Con Francesco sta accadendo un qualcosa di particolare nel “sentire” della gente comune

di Gianni Di Santo | 22 luglio 2013 – vinonuovo.it
Il fatto che tanta gente oggi avverta il Papa così vicino sta facendo di fatto venire al pettine la questione del clericalismo nella Chiesa

Con Francesco sta accadendo un qualcosa di particolare nel “sentire” della gente comune. Come se la novità “Francesco” fosse entrata improvvisamente nel vissuto dell’opinione pubblica. Al di là delle riflessioni che intorno a questo papa “venuto da lontano” i giornalisti di informazione religiosa fanno ogni giorno, quello che rimane davvero stupefacente sono le aspettative che ciò suscita in ogni luogo e in ogni “status” sociale. Sto annotando con cura le domande che medici, professionisti, avvocati, parrucchieri, giornalai, persino suocere e cognati/e, coloro che incontriamo ogni giorno per la strada, mi rivolgono su papa Francesco, soprattutto appena vengono a sapere che mi occupo di informazione religiosa. Sono incuriositi da Bergoglio, ne vogliono sapere di più: “speriamo che ce la faccia” è la sintesi più frequente.

Francesco è davvero sentito dal popolo dei fedeli, ma anche dagli agnostici, più che un papa, un fratello o un padre della porta accanto. Un uomo che suscita gioia, sorriso, speranza, anche tenerezza, e forse il desiderio (finora nascosto) che qualcosa cambierà, anche nella nostra amata Chiesa. D’altronde la curiosità popolare verso l’informazione religiosa sta assumendo, dal 13 marzo in poi, una valenza numerica oltre che qualitativa, sia nel campo editoriale che culturale.

La stessa sensazione non mi pare invece trovarla, a volte, nel vasto popolo dei presbiteri, cioè in coloro che dovrebbero essere per primi gli “aiutanti di campo” del papa. Io abito a Roma, e certamente la città capitolina risente di un “clima curiale” formatosi nei secoli attraverso consuetudini dove il confine tra il “temporale” e lo “spirituale” non è mai stato certo. Eppure, mi sarei aspettato una predisposizione d’animo più aperta al futuro, più desiderosa di nuova speranza. Possiamo dirlo anche ad alta voce: ipremesso che non si deve mai comunque generalizzare, in tanti preti  soprattutto giovani vedo una sorta di paura per quello che potrebbe avvenire, con Francesco, all’interno più che delle loro vite, delle loro professioni ecclesiastiche di successori degli apostoli.

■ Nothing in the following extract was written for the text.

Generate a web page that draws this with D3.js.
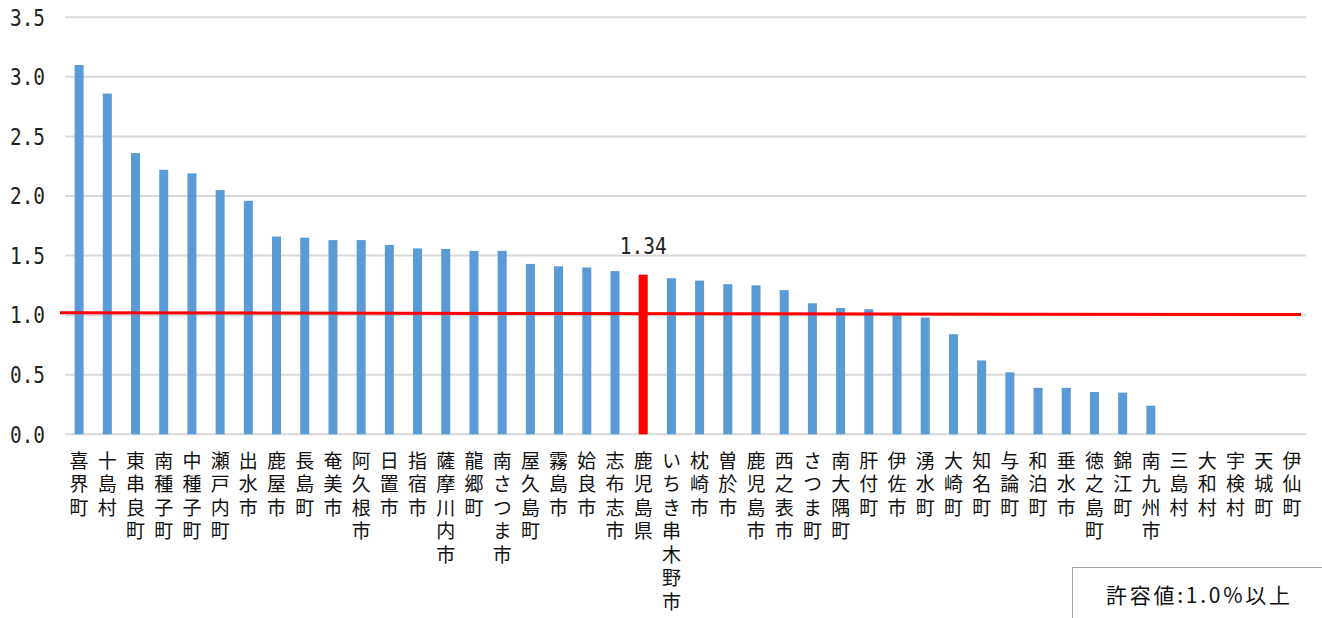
<!DOCTYPE html>
<html>
<head>
<meta charset="utf-8">
<script src="https://cdn.jsdelivr.net/npm/d3@7"></script>
<style>
    body { margin: 0; background: #fff; }
    .bar { fill: #5b9bd5; }
    .bar.pref { fill: #ff0000; }
    .grid line { stroke: #d9d9d9; stroke-width: 2px; }
    .ylab { font-family: "DejaVu Sans Mono", monospace; font-size: 23px; fill: #222; }
    .xlab { font-family: "Noto Sans CJK JP", sans-serif; font-size: 19px; fill: #111;
            writing-mode: vertical-rl; letter-spacing: 4.5px; }
</style>
</head>
<body>
<svg id="mySVG" width="1322" height="618"></svg>
<script>
// 市町村
const categories = ["喜界町", "十島村", "東串良町", "南種子町", "中種子町", "瀬戸内町", "出水市", "鹿屋市", "長島町", "奄美市",
    "阿久根市", "日置市", "指宿市", "薩摩川内市", "龍郷町", "南さつま市", "屋久島町", "霧島市", "姶良市", "志布志市",
    "鹿児島県", "いちき串木野市", "枕崎市", "曽於市", "鹿児島市", "西之表市", "さつま町", "南大隅町", "肝付町", "伊佐市",
    "湧水町", "大崎町", "知名町", "与論町", "和泊町", "垂水市", "徳之島町", "錦江町", "南九州市", "三島村",
    "大和村", "宇検村", "天城町", "伊仙町"];
const values = [3.10, 2.86, 2.36, 2.22, 2.19, 2.05, 1.96, 1.66, 1.65, 1.63,
    1.63, 1.59, 1.56, 1.555, 1.54, 1.54, 1.43, 1.41, 1.40, 1.37,
    1.34, 1.31, 1.29, 1.26, 1.25, 1.21, 1.10, 1.06, 1.05, 1.01,
    0.98, 0.84, 0.62, 0.52, 0.39, 0.39, 0.355, 0.35, 0.24, 0,
    0, 0, 0, 0];
const highlight = "鹿児島県";
const highlightLabel = "1.34";
const yTicks = [0, 0.5, 1.0, 1.5, 2.0, 2.5, 3.0, 3.5];
const limitLine = [1.02, 1.005]; // 手描きの許容値ライン（左端, 右端）
const noteText = "許容値:1.0%以上";

const svg = d3.select("#mySVG");
const x = d3.scaleBand().domain(categories).range([65, 1306]).paddingInner(0.68).paddingOuter(0.34);
const y = d3.scaleLinear().domain([0, 3.5]).range([434.3, 17.3]);

// grid
svg.append("g").attr("class", "grid")
    .selectAll("line").data(yTicks).enter().append("line")
    .attr("x1", x.range()[0]).attr("x2", x.range()[1])
    .attr("y1", d => y(d)).attr("y2", d => y(d));

// y labels
svg.append("g").selectAll("text").data(yTicks).enter().append("text")
    .attr("class", "ylab")
    .attr("x", 10).attr("y", d => y(d))
    .attr("dy", "0.36em")
    .attr("textLength", 35).attr("lengthAdjust", "spacingAndGlyphs")
    .text(d => d.toFixed(1));

// bars
svg.append("g").selectAll("rect").data(categories).enter().append("rect")
    .attr("class", (d) => d === highlight ? "bar pref" : "bar")
    .attr("x", d => x(d))
    .attr("width", x.bandwidth())
    .attr("y", (d, i) => y(values[i]))
    .attr("height", (d, i) => y(0) - y(values[i]));

// value label
const hi = categories.indexOf(highlight);
svg.append("text")
    .attr("class", "ylab")
    .attr("x", x(highlight) + x.bandwidth() / 2 - 23.5)
    .attr("y", y(values[hi]) - 21)
    .attr("textLength", 47).attr("lengthAdjust", "spacingAndGlyphs")
    .text(highlightLabel);

// x labels (縦書き)
svg.append("g").selectAll("text").data(categories).enter().append("text")
    .attr("class", "xlab")
    .attr("x", d => x(d) + x.bandwidth() / 2)
    .attr("y", 451)
    .text(d => d);

// red limit line
svg.append("line")
    .attr("x1", x.range()[0] - 5).attr("x2", x.range()[1] - 5)
    .attr("y1", y(limitLine[0])).attr("y2", y(limitLine[1]))
    .attr("stroke", "#ff0000").attr("stroke-width", 3);

// note box
svg.append("rect")
    .attr("x", 1072.5).attr("y", 567.5).attr("width", 260).attr("height", 60)
    .attr("fill", "#fff").attr("stroke", "#a6a6a6").attr("stroke-width", 1);
svg.append("text")
    .attr("x", 1106).attr("y", 595).attr("dy", "0.36em")
    .attr("font-family", "Noto Sans CJK JP, sans-serif").attr("font-size", 21).attr("fill", "#111")
    .attr("textLength", 184).attr("lengthAdjust", "spacing")
    .text(noteText);
</script>
</body>
</html>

Come già mi è capitato di commentare per il quotidiano L’Unità, il rinnovamento riguarderà anche la classe dirigente ecclesiastica, vescovi, cardinali, non per ultimo il modo in cui vengono gestiti i seminari. Sulla linea della resistenza silenziosa c’è però più di qualche presbitero. Sembrano come intimoriti, paurosi del soffio dello Spirito, spaventati dalle novità. Qualcuno forse teme di perdere la primazia ecclesiastica rispetto al resto dei fedeli laici. Anche nel web si fanno sentire i critici, ma è soprattutto nel passa-parola quotidiano, durante certe riunioni pastorali, nelle omelie un po’ “impacchettate” che qualcuno fa passare l’idea che questo papa dica cose scontate in modo “spagnoleggiante”. Le stesse cose che del Concilio Vaticano II sono state troppo a lungo dimenticate. C’è una terribile paura che il richiamo di Francesco a “uscire dalle chiese” produca uno strappo allo status sacerdotale – a quella verticalità Dio-prete-fedele che ha retto ai tornanti della storia ma che ha bisogno di una costante protezione intra-ecclesiale.

Ho l’impressione che il papa della porta accanto sia davvero visto come un amico dalla totalità del popolo dei fedeli. Un amico anche severo. Al resto, alla Chiesa-istituzione, resta da fare l’ultimo passo verso una grande comunione con i laici e un grande abbraccio proprio con questo papa, che ci restituisca tutta la novità e la bellezza del Vangelo.